Before it was amended last week, the "Agency Pillar" required that the listing Realtor "act as an agent for the seller to sell the property and to assist the seller throughout the entire time of the listing contract."

In March 2007, CREA published a set of rule interpretations, including requirements that the listing Realtor receive and present all offers and counteroffers to the seller.

The rule interpretations also stated that "the mere posting of property information in an MLS system is contrary to CREA’s rules," and that the seller’s name and contact information could not appear on or in the public remarks section of an MLS listing.

"CREA’s own documents establish that the MLS Restrictions were implemented for the purpose of excluding or preventing suppliers of fee-for-service real estate brokerage services from competing in the market for residential real estate brokerage services to home sellers," Aitken said in her complaint.

The restrictions "have virtually eliminated" fee-for service real estate brokerages in Canada, and closed the door to new businesses that would employ such a model, the government said. …CONTINUED

In a response filed Friday, CREA said its MLS rules "allow for a range of options for residential real estate brokerage services, including the ability to contract for minimal service offerings, ‘discounted’ commission rates, flat-fee product offerings and fee-for-service products."

The rules are intended to "ensure the high quality, reliability, and accuracy of the information provided to member board MLS systems" and "constitute reasonable conditions for access" to the system.

CREA disputes the government’s contention that it has "market power." The group described itself as "a trade association that does not provide residential brokerage services" and said its members "compete vigorously with one another."

While denying the regulators claims that its MLS rules restrict competition, CREA amended the "Agency Pillar" rule, deleting the requirement for the Realtor to assist the seller "throughout the entire time of the listing contract."

The "Agency Pillar" rule now states:

"A listing Realtor must act as an agent for the seller in order to post, amend or remove a property listing in a board’s MLS system.
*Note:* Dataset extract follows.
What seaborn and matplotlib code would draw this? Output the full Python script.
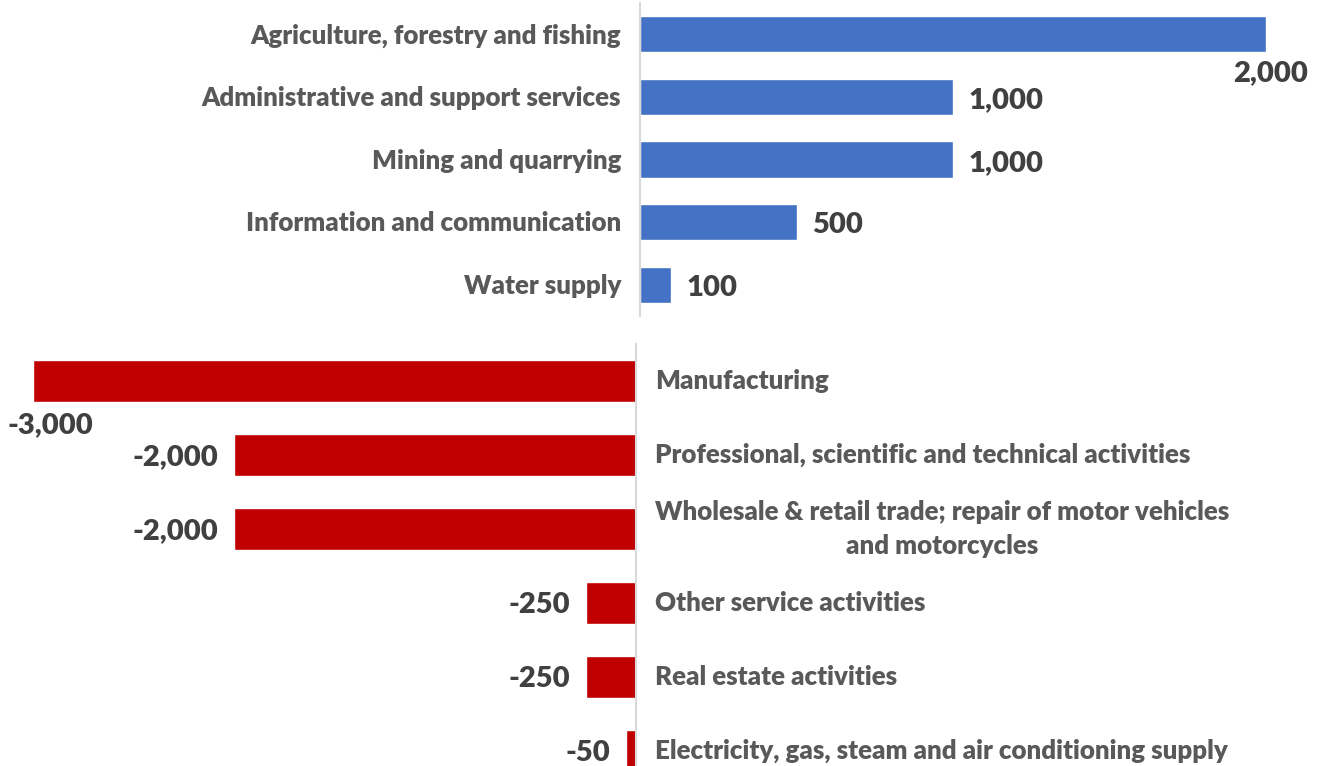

The nature of any additional services to be provided by the listing Realtor is determined by the agreement between the listing Realtor and the seller, subject to applicable regulatory requirements and the rules of CREA and boards/associations."

Aitken interpreted the last clause as a potential loophole for CREA members to pass their own rules and requirements limiting the ability of fee-for-services brokerages to use the MLS.
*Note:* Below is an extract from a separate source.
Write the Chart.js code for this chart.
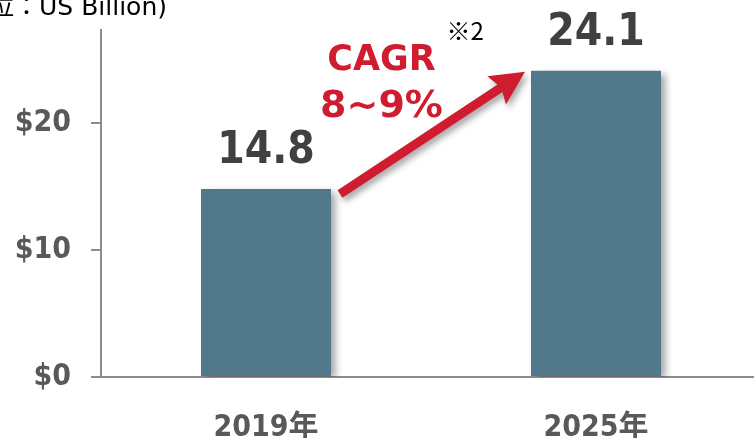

In its response to the government’s complaint, CREA dismissed Aitken’s claim as "preposterous," saying the government cannot base its case on "unfounded speculation that anti-competitive rules will be created some time in the future."

The government’s complaint is "fundamentally misconceived," attorneys for CREA said, because it "is simply untrue that consumers have only one option if they want to sell their house using an MLS system operated by a local real estate board or association."
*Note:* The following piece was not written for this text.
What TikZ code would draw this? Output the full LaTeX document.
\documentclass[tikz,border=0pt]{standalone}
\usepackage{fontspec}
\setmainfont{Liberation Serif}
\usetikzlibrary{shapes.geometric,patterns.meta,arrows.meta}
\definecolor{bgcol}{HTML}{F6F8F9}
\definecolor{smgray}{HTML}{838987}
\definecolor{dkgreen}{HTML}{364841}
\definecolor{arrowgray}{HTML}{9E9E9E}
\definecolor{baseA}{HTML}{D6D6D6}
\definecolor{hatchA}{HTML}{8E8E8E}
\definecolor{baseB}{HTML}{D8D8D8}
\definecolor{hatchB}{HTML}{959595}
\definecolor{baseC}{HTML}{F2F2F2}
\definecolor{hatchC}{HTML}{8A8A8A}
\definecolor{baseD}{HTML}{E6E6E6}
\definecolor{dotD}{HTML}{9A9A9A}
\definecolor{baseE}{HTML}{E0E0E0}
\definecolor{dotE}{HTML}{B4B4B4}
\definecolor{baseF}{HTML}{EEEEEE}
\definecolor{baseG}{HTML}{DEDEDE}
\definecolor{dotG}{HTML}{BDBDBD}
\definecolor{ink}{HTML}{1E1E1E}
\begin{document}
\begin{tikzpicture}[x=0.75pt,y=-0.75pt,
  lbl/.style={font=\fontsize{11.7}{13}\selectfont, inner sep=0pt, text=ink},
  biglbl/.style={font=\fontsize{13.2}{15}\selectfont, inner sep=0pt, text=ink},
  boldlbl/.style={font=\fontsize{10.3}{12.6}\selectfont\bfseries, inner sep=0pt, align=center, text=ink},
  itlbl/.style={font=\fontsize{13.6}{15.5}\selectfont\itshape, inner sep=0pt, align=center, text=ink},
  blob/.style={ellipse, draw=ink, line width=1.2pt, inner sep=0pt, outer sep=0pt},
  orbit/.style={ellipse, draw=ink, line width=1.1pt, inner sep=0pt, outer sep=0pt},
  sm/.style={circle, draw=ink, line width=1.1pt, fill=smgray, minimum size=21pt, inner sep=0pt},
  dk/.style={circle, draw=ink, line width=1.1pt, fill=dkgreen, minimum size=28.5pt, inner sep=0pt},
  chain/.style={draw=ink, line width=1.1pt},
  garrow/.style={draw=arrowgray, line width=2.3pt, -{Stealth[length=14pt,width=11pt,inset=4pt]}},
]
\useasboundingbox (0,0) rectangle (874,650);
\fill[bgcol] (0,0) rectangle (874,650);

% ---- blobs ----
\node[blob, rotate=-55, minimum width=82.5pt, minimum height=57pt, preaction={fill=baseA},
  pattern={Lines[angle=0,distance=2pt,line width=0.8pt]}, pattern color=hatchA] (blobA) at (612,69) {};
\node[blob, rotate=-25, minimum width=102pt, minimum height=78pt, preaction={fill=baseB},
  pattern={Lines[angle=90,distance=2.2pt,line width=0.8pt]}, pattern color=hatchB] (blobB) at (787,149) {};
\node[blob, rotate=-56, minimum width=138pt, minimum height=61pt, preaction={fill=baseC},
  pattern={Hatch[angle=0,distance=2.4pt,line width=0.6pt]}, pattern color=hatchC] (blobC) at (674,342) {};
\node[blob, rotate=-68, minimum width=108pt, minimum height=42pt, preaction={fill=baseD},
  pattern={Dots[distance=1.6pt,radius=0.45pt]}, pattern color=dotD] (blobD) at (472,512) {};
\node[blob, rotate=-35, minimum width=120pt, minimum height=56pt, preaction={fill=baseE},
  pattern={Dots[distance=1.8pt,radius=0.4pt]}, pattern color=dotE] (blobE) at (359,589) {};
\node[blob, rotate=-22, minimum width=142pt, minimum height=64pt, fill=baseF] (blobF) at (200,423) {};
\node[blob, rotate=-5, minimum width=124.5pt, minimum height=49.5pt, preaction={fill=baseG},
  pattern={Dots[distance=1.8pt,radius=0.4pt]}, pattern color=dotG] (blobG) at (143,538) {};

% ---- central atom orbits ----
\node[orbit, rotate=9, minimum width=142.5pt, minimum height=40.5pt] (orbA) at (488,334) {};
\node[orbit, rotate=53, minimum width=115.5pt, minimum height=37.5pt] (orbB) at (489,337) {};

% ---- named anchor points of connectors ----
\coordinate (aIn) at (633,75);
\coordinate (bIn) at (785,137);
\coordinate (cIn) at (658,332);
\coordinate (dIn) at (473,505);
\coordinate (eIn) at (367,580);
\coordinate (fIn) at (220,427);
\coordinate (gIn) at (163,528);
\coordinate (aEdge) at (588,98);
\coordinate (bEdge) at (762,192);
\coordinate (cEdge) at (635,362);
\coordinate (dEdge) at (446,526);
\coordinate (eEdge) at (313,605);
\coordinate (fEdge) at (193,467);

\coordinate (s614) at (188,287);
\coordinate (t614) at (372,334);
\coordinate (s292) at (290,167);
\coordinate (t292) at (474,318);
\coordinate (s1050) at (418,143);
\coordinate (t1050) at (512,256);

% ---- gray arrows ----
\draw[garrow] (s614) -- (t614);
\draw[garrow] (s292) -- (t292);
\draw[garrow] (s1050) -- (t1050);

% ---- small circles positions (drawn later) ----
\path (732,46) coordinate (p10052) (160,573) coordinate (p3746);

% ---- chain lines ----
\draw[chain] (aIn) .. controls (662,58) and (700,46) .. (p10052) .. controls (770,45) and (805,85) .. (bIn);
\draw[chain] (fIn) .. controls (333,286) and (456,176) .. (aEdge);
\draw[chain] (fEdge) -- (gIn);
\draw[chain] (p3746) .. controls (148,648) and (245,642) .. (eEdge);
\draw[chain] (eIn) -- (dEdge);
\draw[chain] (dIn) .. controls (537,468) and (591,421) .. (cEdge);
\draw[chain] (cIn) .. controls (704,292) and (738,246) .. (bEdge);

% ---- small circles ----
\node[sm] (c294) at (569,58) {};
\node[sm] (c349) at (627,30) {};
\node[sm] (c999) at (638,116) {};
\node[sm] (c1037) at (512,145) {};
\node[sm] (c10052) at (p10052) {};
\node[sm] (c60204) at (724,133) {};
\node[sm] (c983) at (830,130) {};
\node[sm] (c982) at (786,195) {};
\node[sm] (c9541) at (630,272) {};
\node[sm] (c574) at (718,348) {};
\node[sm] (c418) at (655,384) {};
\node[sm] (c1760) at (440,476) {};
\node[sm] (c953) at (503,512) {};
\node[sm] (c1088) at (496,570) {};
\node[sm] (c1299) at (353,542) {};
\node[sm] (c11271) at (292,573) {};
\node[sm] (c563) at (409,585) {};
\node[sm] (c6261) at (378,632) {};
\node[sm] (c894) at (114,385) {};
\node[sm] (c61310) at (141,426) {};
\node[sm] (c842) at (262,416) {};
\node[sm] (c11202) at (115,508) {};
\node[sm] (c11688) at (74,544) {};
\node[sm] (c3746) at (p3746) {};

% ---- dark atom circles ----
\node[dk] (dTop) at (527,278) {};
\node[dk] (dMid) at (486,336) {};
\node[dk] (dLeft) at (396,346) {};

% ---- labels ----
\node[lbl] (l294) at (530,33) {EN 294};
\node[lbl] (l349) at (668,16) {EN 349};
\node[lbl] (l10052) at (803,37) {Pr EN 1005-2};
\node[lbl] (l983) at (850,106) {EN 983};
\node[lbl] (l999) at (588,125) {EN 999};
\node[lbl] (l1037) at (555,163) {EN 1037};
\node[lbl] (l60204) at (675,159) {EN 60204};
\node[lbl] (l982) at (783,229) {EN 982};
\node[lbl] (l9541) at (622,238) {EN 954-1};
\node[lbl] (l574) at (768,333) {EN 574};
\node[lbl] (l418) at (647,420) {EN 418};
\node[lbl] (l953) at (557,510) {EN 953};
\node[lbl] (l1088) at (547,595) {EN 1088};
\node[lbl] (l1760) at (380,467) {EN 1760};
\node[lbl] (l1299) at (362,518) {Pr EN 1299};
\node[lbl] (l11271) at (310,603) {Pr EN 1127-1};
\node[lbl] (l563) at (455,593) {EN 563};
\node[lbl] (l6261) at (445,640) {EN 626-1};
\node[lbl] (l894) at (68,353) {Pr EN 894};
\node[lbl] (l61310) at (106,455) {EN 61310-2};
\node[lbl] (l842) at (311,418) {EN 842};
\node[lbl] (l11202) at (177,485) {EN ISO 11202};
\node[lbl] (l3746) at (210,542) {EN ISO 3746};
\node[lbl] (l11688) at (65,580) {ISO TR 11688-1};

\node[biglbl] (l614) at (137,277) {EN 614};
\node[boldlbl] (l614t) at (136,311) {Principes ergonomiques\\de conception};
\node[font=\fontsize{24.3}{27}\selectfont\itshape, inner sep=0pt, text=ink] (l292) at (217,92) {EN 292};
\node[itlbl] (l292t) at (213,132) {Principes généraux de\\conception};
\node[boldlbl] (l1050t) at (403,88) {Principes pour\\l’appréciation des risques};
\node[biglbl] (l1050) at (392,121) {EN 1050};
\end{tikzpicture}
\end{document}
Canadian Realtors offer services through a wide range of business models, including discounted commission rates and fee-for-service models that include listing a property in the MLS for $109 or less, CREA said.

The government’s complaint does not mention the rule changes enacted by CREA, and is therefore moot, lawyers for CREA argued.

In addition to amending the "Agency Pillar" rule, CREA deleted the provisions of its March 2007 rule interpretations that required the listing Realtor to receive and present all offers and counteroffers to the seller, and the prohibition on "mere posting" of MLS-only listings.

CREA says the only "substantive" issue raised by the commissioner that the changes do not address is the ban on displaying the seller’s name on or in the public remarks sections of MLS listings.

"Valid business justifications support this requirement, including the need to protect the distinctiveness of the MLS (trademarks) and the quality, reliability and accuracy of the information on board MLS systems," CREA said.

The Competition Bureau has been looking into the rules governing the national MLS since March 2007, when it served CREA with a court order (see story), and has held meetings with limited-service brokers in the U.S.